Vanguard's Indexes Change
On May 3, VGT, VCR and VOX all changed their underlying benchmarks to custom transitionary MSCI indexes, in advance of the impending GICS change.
"The transition to the new benchmarks is not expected to result in material capital gains distributions to shareholders," wrote Vanguard in a March press release announcing the index changes.
During the transition, VGT and VCR will lose constituent stocks to the new communications services sector, tracked by VOX. That means VGT and VCR will need to get rid of relevant stocks, while VOX will need to acquire them.
A good way to avoid realizing capital gains in VGT and VCR, then, would be for Vanguard to use the special ETF redemption process to swap out, rather than sell, those stocks whose classifications are changing. If that trade were made, then a heartbeat pattern should show up in the flows data for both VGT and VCR—just as we have seen.
VOX, meanwhile, can simply purchase the new stocks as needed, or use in-kind creations in much the same way. No heartbeat pattern should show up in its flows data, and indeed, none exists.
The evidence suggests, then, that the heartbeat pattern that has emerged in VGT and VCR's flows data since May is Vanguard's way of minimizing capital gains as those funds make a sector transition that will affect upward of 15% of the stocks in VGT and 12% of the stocks in VCR.
Hidden Costs To The Heartbeat
Yet there is one caveat to all this: Trading activities around rebalancing are not free, as Kashner found.
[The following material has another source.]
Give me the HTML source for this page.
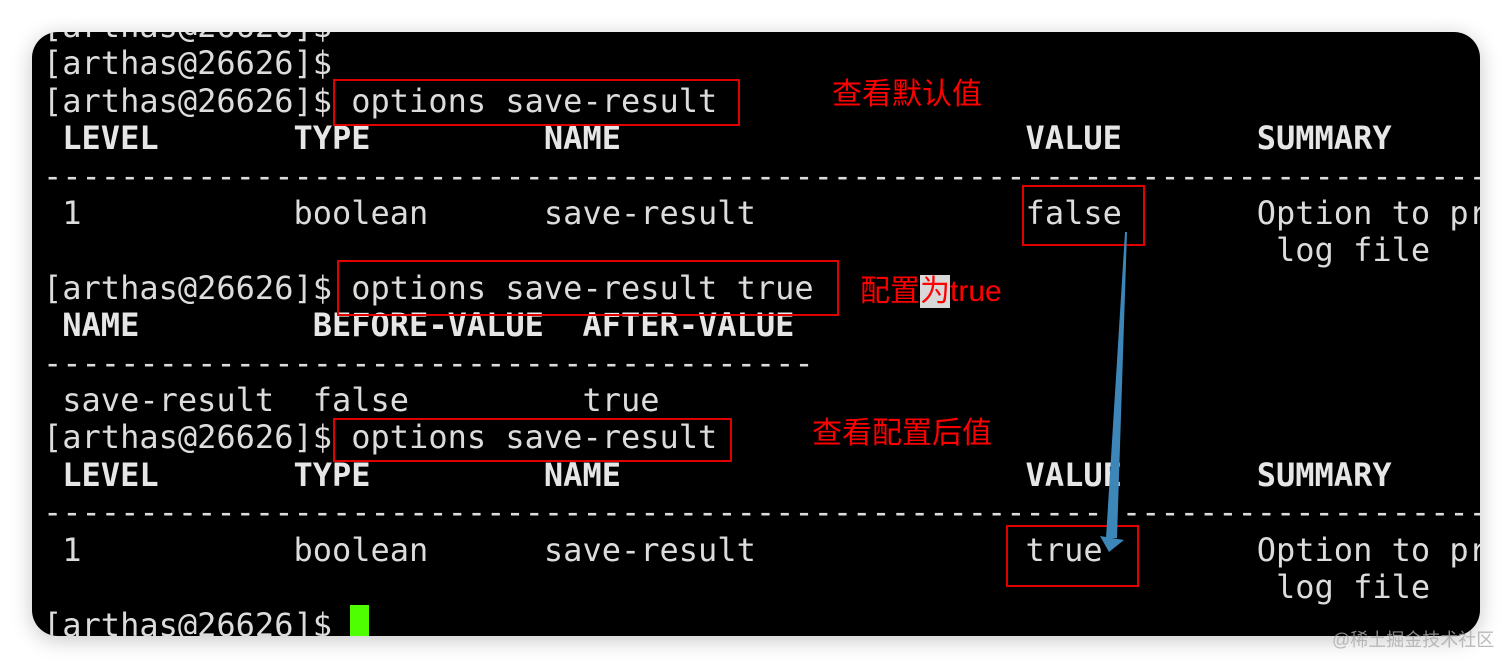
<!DOCTYPE html>
<html><head><meta charset="utf-8"><style>
html,body{margin:0;padding:0;background:#fff;width:1512px;height:669px;overflow:hidden}
#term{position:absolute;left:32px;top:32px;width:1448px;height:604px;background:#000;border-radius:26px;overflow:hidden;box-shadow:0 4px 22px rgba(0,0,0,0.22)}
pre{position:absolute;left:11px;top:-24px;margin:0;font-family:"DejaVu Sans Mono","Liberation Mono",monospace;font-size:32px;line-height:37.4px;color:#dcdcdc;white-space:pre}
b{font-weight:bold;color:#e6e6e6}
.box{position:absolute;border:2px solid #e00000;box-sizing:border-box}
.ann{position:absolute;color:#f00;font-family:"Liberation Sans","Noto Sans CJK SC",sans-serif;font-size:30px;line-height:34px;white-space:nowrap}
.hl{background:#d8d8d8}
</style></head><body>
<div id="term">
<pre>[arthas@26626]$
[arthas@26626]$
[arthas@26626]$ options save-result
<b> LEVEL       TYPE         NAME                     VALUE       SUMMARY</b>
-------------------------------------------------------------------------------
 1           boolean      save-result              false       Option to print command's result to
                                                                log file
[arthas@26626]$ options save-result true
<b> NAME         BEFORE-VALUE  AFTER-VALUE</b>
----------------------------------------
 save-result  false         true
[arthas@26626]$ options save-result
<b> LEVEL       TYPE         NAME                     VALUE       SUMMARY</b>
-------------------------------------------------------------------------------
 1           boolean      save-result              true        Option to print command's result to
                                                                log file
[arthas@26626]$ </pre>
<div style="position:absolute;left:318px;top:573px;width:19px;height:31px;background:#4dff00"></div>
</div>
<div class="box" style="left:333px;top:79px;width:407px;height:47px"></div>
<div class="box" style="left:1022px;top:185px;width:123px;height:61px"></div>
<div class="box" style="left:337px;top:260px;width:502px;height:56px"></div>
<div class="box" style="left:333px;top:418px;width:399px;height:44px"></div>
<div class="box" style="left:1006px;top:525px;width:133px;height:62px"></div>
<div class="ann" style="left:832px;top:78px">查看默认值</div>
<div class="ann" style="left:860px;top:275px">配置<span class="hl">为</span>true</div>
<div class="ann" style="left:812px;top:417px">查看配置后值</div>
<svg style="position:absolute;left:0;top:0" width="1512" height="669">
<polygon points="1125,232 1127,232 1117,538 1106,538" fill="#3d86b8"/>
<polygon points="1100,536 1124,540 1109,552" fill="#3d86b8"/>
</svg>
<div style="position:absolute;left:1332px;top:626px;font-family:'Liberation Sans','Noto Sans CJK SC',sans-serif;font-size:18px;color:#aaa;opacity:.8">@稀土掘金技术社区</div>
</body></html>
The expense of rebalancing adds up, resulting in a cost passed on to investors that, in some cases, can be equivalent to a substantial portion of the fund's usual annual expenses.
In any rebalance trade, Kashner said in an email statement to ETF.com, there will be winners and there will be losers.
"Winners include investors in taxable accounts, who avoid capital gains, including all share classes that jointly own the portfolios of VGT and VCR. Market makers and the broker-dealer who works the trade are also winners,” she said.
"Losers include investors in tax-sheltered accounts. Also, all shareholders lose by the amount that the market makers and broker-dealers win," Kashner added, though this has more to do with timing of a market trade than the heartbeat flow pattern, specifically.
Vanguard declined to comment for this article.